> _Task brief_
Begin with the line that contains "What seaborn and" and continue down through the line that contains "import pandas as pd"; reproduce those lines exactly and only those.

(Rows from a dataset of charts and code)

══════════════════════════════

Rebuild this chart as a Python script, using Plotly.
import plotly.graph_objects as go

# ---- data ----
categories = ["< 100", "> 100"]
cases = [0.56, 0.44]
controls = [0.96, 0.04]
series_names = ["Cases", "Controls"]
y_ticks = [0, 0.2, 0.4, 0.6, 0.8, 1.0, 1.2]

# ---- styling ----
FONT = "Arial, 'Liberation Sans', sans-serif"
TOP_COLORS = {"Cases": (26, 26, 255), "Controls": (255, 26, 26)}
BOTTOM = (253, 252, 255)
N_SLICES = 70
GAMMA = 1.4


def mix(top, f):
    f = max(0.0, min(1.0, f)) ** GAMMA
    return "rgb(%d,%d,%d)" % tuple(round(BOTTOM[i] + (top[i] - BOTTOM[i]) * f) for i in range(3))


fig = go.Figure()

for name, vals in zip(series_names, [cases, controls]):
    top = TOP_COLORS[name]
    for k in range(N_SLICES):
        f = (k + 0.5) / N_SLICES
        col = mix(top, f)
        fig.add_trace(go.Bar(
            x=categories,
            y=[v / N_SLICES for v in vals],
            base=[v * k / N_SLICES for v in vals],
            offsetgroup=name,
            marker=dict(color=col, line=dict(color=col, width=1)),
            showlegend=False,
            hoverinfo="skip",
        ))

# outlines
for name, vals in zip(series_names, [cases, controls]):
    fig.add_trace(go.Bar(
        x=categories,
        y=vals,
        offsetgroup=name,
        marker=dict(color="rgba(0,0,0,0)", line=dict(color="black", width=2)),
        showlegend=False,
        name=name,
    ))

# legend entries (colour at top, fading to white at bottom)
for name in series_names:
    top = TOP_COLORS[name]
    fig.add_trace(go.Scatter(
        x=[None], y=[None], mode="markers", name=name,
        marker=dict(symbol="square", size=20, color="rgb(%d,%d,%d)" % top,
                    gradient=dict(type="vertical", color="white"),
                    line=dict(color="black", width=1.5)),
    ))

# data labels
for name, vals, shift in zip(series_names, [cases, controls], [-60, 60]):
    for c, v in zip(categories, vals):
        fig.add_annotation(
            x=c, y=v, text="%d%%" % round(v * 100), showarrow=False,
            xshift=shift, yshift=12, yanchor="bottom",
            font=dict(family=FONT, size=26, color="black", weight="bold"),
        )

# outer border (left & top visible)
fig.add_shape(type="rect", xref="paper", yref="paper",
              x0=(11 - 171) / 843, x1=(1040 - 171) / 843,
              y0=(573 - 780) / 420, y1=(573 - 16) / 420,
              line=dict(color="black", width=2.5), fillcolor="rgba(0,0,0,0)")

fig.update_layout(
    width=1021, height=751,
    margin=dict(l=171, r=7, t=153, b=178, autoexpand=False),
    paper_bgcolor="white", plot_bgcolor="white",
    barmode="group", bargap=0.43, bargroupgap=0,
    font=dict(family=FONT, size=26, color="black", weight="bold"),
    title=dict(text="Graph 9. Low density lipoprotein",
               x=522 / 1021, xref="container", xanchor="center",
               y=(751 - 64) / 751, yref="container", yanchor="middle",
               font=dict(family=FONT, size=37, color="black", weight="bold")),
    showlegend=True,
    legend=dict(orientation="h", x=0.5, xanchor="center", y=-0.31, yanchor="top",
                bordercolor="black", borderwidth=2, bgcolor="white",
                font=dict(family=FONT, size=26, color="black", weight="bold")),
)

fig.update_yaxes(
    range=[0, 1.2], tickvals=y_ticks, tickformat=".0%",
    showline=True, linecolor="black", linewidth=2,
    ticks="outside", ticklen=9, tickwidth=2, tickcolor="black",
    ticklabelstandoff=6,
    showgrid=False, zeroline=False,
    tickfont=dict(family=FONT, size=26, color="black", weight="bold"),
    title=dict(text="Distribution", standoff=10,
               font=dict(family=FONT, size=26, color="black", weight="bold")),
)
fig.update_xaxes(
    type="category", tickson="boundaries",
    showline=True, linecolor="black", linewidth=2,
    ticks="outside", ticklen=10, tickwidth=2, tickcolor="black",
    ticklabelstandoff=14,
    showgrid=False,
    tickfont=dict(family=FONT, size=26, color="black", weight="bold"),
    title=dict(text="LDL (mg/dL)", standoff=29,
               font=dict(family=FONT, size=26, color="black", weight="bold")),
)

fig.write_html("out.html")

══════════════════════════════

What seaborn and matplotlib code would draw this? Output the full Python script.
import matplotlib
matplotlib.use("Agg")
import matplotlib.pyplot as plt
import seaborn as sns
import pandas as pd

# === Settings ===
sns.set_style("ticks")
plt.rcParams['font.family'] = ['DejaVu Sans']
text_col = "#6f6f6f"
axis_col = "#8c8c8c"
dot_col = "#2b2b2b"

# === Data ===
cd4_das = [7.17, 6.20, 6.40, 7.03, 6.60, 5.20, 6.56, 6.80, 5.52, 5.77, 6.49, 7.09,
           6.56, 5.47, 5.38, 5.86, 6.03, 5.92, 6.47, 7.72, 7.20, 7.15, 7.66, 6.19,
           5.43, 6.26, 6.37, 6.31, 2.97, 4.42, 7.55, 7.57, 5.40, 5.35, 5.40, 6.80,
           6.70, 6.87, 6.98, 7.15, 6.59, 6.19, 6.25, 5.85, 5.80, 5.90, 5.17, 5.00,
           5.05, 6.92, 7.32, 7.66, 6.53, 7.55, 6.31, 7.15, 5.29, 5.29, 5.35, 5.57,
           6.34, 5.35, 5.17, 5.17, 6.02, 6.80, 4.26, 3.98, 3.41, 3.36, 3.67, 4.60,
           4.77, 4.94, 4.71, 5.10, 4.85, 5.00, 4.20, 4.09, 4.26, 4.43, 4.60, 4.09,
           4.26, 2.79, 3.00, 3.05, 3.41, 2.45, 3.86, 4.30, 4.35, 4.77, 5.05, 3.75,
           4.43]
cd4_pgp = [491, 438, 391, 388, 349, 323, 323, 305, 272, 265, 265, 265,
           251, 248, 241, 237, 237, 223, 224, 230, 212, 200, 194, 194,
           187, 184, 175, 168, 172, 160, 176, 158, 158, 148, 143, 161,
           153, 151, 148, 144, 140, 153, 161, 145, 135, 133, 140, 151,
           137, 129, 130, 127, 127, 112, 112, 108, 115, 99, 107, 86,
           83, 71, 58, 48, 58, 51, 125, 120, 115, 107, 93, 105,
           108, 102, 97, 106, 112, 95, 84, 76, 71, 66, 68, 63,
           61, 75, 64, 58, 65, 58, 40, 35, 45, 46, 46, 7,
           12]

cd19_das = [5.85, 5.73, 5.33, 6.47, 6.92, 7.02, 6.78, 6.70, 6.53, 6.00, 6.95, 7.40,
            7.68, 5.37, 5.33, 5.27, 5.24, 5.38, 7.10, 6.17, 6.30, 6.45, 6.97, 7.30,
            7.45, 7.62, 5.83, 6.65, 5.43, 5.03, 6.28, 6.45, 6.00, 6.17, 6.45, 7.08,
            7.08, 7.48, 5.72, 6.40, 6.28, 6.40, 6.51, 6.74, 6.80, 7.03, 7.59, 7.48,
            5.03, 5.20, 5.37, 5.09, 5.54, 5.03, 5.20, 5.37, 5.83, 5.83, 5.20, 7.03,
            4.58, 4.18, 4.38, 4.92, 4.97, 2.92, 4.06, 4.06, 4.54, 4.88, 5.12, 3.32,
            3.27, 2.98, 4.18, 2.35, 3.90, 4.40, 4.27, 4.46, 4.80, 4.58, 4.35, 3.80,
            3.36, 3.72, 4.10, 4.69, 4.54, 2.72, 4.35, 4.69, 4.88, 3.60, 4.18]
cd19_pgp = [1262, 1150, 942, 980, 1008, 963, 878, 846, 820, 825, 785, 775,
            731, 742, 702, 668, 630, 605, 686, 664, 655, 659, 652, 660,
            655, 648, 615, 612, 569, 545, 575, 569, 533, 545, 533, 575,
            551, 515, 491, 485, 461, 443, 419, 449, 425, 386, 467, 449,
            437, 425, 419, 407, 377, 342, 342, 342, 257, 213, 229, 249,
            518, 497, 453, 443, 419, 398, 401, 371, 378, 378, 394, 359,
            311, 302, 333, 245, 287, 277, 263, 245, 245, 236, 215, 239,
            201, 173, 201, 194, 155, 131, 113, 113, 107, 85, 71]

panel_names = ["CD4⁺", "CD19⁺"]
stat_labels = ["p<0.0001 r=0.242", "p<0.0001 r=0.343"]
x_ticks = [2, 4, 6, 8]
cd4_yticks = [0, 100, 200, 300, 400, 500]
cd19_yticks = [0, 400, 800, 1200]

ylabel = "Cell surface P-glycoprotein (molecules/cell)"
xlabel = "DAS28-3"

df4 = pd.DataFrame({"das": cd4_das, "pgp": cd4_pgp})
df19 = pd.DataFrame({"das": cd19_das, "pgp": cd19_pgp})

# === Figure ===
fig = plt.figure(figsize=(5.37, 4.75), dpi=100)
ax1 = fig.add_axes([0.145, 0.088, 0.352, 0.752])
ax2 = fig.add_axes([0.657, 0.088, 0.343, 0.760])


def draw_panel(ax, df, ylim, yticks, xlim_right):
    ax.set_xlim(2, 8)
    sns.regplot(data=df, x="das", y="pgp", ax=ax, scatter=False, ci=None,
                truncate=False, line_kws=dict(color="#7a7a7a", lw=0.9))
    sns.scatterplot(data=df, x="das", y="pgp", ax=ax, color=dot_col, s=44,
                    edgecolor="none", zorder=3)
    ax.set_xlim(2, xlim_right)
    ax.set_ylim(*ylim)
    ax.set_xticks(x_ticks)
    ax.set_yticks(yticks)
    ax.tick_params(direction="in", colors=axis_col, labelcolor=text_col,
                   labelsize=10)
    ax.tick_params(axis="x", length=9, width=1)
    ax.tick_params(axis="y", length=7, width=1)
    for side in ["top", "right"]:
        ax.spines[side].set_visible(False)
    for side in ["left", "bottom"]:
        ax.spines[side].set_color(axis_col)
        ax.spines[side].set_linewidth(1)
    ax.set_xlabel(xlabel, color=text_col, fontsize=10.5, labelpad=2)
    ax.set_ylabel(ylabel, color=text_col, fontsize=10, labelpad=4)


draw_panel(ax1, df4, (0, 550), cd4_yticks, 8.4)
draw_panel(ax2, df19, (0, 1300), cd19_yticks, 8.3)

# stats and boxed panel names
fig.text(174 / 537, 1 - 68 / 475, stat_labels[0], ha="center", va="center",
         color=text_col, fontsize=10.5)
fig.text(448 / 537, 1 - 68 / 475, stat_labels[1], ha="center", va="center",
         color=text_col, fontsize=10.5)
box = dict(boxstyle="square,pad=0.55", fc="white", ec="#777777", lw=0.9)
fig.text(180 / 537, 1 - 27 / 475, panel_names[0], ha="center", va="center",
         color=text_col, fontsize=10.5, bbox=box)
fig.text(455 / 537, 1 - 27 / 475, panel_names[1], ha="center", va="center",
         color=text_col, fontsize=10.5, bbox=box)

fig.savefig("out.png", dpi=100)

══════════════════════════════

> _The answer_
What seaborn and matplotlib code would draw this? Output the full Python script.
import matplotlib
matplotlib.use("Agg")
import matplotlib.pyplot as plt
import seaborn as sns
import pandas as pd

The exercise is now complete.